>> begin

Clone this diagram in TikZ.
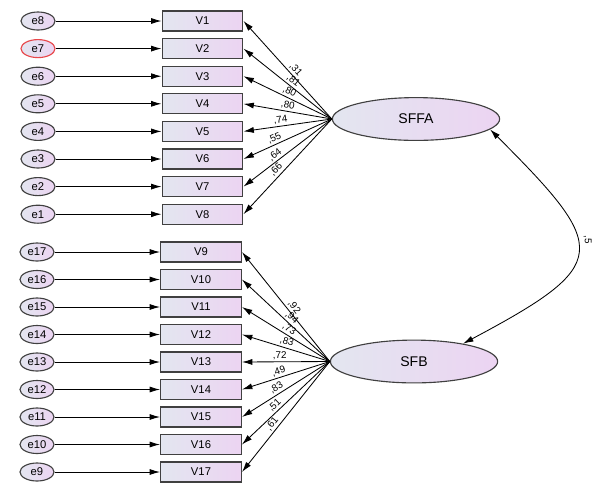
\documentclass[tikz,border=0pt]{standalone}
\usepackage{fontspec}
\setmainfont{Liberation Sans}
\usetikzlibrary{arrows.meta, shapes.geometric, positioning}
\definecolor{leftshade}{HTML}{E3E6F0}
\definecolor{rightshade}{HTML}{ECD4F2}
\definecolor{errred}{HTML}{E8474A}
\definecolor{edgegray}{HTML}{404040}

\begin{document}
\begin{tikzpicture}[x=0.025cm,y=-0.025cm,>={Latex[length=2.6mm,width=1.5mm]},
            line width=0.6pt]
             \useasboundingbox (0,0) rectangle (592,482);

             \tikzstyle{obs} = [draw=edgegray, line width=0.8pt, rectangle, minimum width=2.02cm, minimum height=0.5cm,
                                inner sep=0pt, left color=leftshade, right color=rightshade, font=\footnotesize]
             \tikzstyle{err} = [draw=edgegray, line width=0.8pt, ellipse, minimum width=0.85cm, minimum height=0.45cm,
                                inner sep=0pt, left color=leftshade, right color=rightshade, font=\footnotesize]
             \tikzstyle{lat} = [draw=edgegray, line width=0.8pt, ellipse, minimum width=4.18cm, minimum height=1.07cm,
                                inner sep=0pt, left color=leftshade, right color=rightshade, font=\normalsize]
             \tikzstyle{lod} = [sloped, above, font=\scriptsize, inner sep=1.2pt]

             % errors, upper block
             \node [err] at (38,21) (e8) {e8};
             \node [err, draw=errred] at (38,48.6) (e7) {e7};
             \node [err] at (38,76.2) (e6) {e6};
             \node [err] at (38,103.8) (e5) {e5};
             \node [err] at (38,131.4) (e4) {e4};
             \node [err] at (38,159) (e3) {e3};
             \node [err] at (38,186.6) (e2) {e2};
             \node [err] at (38,214.2) (e1) {e1};

             % errors, lower block
             \node [err] at (37,252) (e17) {e17};
             \node [err] at (37,279.5) (e16) {e16};
             \node [err] at (37,307) (e15) {e15};
             \node [err] at (37,334.5) (e14) {e14};
             \node [err] at (37,362) (e13) {e13};
             \node [err] at (37,389.5) (e12) {e12};
             \node [err] at (37,417) (e11) {e11};
             \node [err] at (37,444.5) (e10) {e10};
             \node [err] at (37,472) (e9) {e9};

             % observed variables
             \node [obs] at (202.5,21) (V1) {V1};
             \node [obs] at (202.5,48.6) (V2) {V2};
             \node [obs] at (202.5,76.2) (V3) {V3};
             \node [obs] at (202.5,103.8) (V4) {V4};
             \node [obs] at (202.5,131.4) (V5) {V5};
             \node [obs] at (202.5,159) (V6) {V6};
             \node [obs] at (202.5,186.6) (V7) {V7};
             \node [obs] at (202.5,214.2) (V8) {V8};

             \node [obs] at (201,252) (V9) {V9};
             \node [obs] at (201,279.5) (V10) {V10};
             \node [obs] at (201,307) (V11) {V11};
             \node [obs] at (201,334.5) (V12) {V12};
             \node [obs] at (201,362) (V13) {V13};
             \node [obs] at (201,389.5) (V14) {V14};
             \node [obs] at (201,417) (V15) {V15};
             \node [obs] at (201,444.5) (V16) {V16};
             \node [obs] at (201,472) (V17) {V17};

             % factors
             \node [lat] at (416,119) (SFFA) {SFFA};
             \node [lat] at (414,361.5) (SFB) {SFB};

             % error arrows
             \draw [->] (e8)--(V1);
             \draw [->] (e7)--(V2);
             \draw [->] (e6)--(V3);
             \draw [->] (e5)--(V4);
             \draw [->] (e4)--(V5);
             \draw [->] (e3)--(V6);
             \draw [->] (e2)--(V7);
             \draw [->] (e1)--(V8);
             \draw [->] (e17)--(V9);
             \draw [->] (e16)--(V10);
             \draw [->] (e15)--(V11);
             \draw [->] (e14)--(V12);
             \draw [->] (e13)--(V13);
             \draw [->] (e12)--(V14);
             \draw [->] (e11)--(V15);
             \draw [->] (e10)--(V16);
             \draw [->] (e9)--(V17);

             % loadings SFFA
             \draw [->] (SFFA.west)--(V1.east) node [lod, pos=.46] {,31};
             \draw [->] (SFFA.west)--(V2.east) node [lod, pos=.48] {,81};
             \draw [->] (SFFA.west)--(V3.east) node [lod, pos=.51] {,80};
             \draw [->] (SFFA.west)--(V4.east) node [lod, pos=.51] {,80};
             \draw [->] (SFFA.west)--(V5.east) node [lod, pos=.57] {,74};
             \draw [->] (SFFA.west)--(V6.east) node [lod, pos=.62] {,55};
             \draw [->] (SFFA.west)--(V7.east) node [lod, pos=.6] {,64};
             \draw [->] (SFFA.west)--(V8.east) node [lod, pos=.58] {,66};

             % loadings SFB
             \draw [->] (SFB.west)--(V9.east) node [lod, pos=.46] {,92};
             \draw [->] (SFB.west)--(V10.east) node [lod, pos=.48] {,94};
             \draw [->] (SFB.west)--(V11.east) node [lod, pos=.5] {,73};
             \draw [->] (SFB.west)--(V12.east) node [lod, pos=.51] {,83};
             \draw [->] (SFB.west)--(V13.east) node [lod, pos=.57] {,72};
             \draw [->] (SFB.west)--(V14.east) node [lod, pos=.56] {,49};
             \draw [->] (SFB.west)--(V15.east) node [lod, pos=.57] {,83};
             \draw [->] (SFB.west)--(V16.east) node [lod, pos=.58] {,51};
             \draw [->] (SFB.west)--(V17.east) node [lod, pos=.6] {,61};

             % covariance
             \draw [<->] (SFB.20) to [out=28, in=-45, looseness=2] (SFFA.-8);
             \node [font=\scriptsize, rotate=-90, inner sep=0pt] at (587.5,240) (cov) {,5};
\end{tikzpicture}
\end{document}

>> end

What you will do: Repeat the lines of the listing above verbatim, beginning at its first line and ending at the line containing "(0,0) rectangle (592,482);", which is included. Omit pictures.

Result of the task:
Clone this diagram in TikZ.
\documentclass[tikz,border=0pt]{standalone}
\usepackage{fontspec}
\setmainfont{Liberation Sans}
\usetikzlibrary{arrows.meta, shapes.geometric, positioning}
\definecolor{leftshade}{HTML}{E3E6F0}
\definecolor{rightshade}{HTML}{ECD4F2}
\definecolor{errred}{HTML}{E8474A}
\definecolor{edgegray}{HTML}{404040}

\begin{document}
\begin{tikzpicture}[x=0.025cm,y=-0.025cm,>={Latex[length=2.6mm,width=1.5mm]},
            line width=0.6pt]
             \useasboundingbox (0,0) rectangle (592,482);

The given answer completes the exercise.